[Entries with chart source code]
==================================================

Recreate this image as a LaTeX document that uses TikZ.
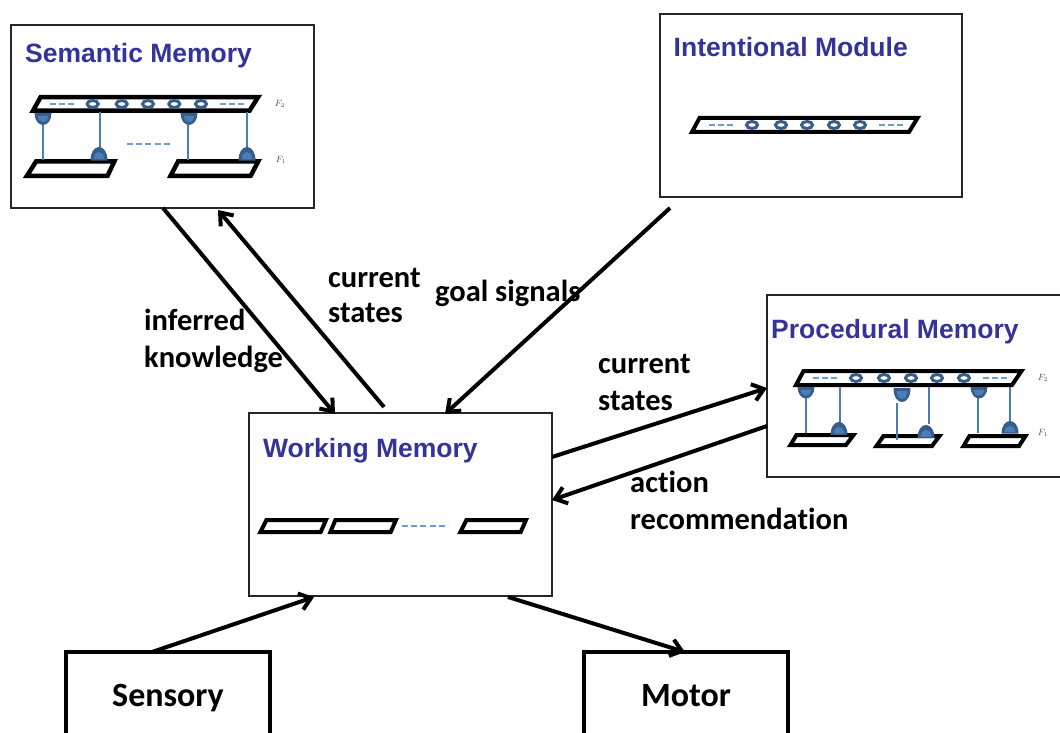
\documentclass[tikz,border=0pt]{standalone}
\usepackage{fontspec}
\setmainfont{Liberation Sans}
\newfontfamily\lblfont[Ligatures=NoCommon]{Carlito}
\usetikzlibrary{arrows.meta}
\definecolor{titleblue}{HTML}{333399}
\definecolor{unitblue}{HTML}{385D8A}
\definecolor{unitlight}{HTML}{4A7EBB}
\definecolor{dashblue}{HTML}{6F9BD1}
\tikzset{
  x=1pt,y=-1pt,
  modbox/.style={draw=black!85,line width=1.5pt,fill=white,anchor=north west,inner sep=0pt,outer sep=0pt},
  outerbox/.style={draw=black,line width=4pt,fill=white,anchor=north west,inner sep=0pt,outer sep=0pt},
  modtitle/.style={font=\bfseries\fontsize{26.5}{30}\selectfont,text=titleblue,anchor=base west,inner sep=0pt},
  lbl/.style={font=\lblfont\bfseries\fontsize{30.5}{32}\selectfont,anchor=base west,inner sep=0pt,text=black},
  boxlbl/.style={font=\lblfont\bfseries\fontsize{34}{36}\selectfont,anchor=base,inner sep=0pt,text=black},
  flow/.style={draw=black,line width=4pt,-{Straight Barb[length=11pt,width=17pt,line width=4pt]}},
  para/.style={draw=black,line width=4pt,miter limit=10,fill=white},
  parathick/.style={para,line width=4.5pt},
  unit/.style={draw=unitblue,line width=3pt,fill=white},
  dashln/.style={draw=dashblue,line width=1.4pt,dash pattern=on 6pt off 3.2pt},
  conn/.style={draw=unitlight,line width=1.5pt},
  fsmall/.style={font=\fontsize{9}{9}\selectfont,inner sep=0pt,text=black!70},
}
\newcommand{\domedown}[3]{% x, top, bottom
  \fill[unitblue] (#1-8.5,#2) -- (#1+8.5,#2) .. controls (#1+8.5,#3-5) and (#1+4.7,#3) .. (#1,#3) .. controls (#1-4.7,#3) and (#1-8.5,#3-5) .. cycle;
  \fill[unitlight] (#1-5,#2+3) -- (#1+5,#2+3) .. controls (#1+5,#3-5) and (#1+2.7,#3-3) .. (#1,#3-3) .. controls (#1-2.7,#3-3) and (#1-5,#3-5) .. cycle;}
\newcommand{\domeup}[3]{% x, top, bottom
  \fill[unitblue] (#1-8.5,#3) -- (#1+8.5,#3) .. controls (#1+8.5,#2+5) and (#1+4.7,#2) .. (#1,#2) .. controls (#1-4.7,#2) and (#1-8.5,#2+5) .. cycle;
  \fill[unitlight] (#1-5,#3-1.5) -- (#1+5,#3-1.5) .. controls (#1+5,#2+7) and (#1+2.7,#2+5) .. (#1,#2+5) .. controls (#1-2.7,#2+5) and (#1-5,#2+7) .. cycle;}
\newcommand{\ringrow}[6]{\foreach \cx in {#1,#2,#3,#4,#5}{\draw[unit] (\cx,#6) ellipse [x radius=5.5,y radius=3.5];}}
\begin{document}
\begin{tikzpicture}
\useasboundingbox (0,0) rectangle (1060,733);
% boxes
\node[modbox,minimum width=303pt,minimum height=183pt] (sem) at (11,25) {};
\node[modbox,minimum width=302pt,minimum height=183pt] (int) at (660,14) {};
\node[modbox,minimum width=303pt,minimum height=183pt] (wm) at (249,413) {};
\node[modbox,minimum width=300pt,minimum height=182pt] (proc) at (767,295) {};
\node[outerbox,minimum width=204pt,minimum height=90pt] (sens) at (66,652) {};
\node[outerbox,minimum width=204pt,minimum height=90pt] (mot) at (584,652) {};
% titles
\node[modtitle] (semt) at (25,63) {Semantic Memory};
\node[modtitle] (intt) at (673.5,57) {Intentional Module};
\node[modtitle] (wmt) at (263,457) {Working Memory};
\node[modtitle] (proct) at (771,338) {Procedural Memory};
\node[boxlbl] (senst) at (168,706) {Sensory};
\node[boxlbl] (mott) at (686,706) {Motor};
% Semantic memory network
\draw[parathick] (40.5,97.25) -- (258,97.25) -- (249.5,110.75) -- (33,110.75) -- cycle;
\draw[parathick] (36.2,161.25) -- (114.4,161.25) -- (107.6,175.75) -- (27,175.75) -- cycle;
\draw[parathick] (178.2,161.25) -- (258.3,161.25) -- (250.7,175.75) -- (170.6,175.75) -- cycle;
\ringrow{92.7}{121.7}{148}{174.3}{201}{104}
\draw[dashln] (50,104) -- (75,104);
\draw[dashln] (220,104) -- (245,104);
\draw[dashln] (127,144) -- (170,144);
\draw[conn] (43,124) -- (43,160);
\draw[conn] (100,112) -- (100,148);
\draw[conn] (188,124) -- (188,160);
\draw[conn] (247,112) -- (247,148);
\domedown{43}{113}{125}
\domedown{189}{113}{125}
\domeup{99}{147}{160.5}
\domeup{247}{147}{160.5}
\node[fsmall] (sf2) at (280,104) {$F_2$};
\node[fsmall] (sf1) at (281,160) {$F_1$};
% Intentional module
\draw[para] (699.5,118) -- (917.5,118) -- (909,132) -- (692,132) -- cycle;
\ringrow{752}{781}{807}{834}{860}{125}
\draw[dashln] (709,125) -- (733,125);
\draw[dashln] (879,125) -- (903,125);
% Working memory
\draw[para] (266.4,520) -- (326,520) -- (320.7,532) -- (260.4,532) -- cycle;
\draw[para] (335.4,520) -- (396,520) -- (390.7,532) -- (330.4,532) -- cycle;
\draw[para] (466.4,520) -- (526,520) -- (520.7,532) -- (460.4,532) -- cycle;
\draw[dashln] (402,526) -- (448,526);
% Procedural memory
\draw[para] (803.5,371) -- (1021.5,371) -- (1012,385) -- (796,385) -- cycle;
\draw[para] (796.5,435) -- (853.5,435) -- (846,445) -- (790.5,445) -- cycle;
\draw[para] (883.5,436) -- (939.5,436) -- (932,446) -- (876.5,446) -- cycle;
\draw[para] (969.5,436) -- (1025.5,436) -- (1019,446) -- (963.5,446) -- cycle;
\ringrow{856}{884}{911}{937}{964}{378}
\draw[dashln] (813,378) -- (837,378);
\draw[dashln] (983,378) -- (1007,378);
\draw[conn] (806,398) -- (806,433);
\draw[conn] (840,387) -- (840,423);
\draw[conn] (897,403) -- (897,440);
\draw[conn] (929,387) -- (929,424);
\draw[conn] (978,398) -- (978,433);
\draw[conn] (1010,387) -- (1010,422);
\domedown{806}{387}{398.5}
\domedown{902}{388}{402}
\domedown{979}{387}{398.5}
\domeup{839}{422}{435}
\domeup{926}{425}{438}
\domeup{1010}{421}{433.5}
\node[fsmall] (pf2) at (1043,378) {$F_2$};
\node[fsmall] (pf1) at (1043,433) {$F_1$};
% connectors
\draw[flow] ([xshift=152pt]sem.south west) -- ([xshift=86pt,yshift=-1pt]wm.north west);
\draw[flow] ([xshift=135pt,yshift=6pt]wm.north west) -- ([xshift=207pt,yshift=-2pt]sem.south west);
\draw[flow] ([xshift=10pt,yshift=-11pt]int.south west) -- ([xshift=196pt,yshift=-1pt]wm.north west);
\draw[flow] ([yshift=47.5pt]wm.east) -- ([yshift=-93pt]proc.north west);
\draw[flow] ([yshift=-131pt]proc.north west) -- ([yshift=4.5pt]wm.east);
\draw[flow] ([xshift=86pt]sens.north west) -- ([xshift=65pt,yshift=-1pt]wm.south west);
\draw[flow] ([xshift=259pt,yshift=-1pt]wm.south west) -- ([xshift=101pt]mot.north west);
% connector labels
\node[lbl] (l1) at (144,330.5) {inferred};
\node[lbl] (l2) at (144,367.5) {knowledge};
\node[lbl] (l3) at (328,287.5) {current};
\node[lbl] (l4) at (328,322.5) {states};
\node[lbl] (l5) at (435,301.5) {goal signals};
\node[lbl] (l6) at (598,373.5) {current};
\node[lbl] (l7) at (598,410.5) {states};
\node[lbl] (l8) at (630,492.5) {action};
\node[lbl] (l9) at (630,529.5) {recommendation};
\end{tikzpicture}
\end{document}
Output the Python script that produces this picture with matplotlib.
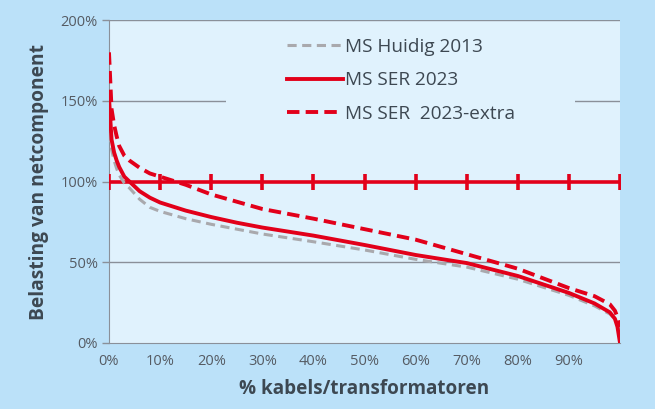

==================================================

WHAT IS REQUIRED:
Examine the records and report how many lines contain the string "that". Only the number should be given.

EXERCISE SOLUTION:
2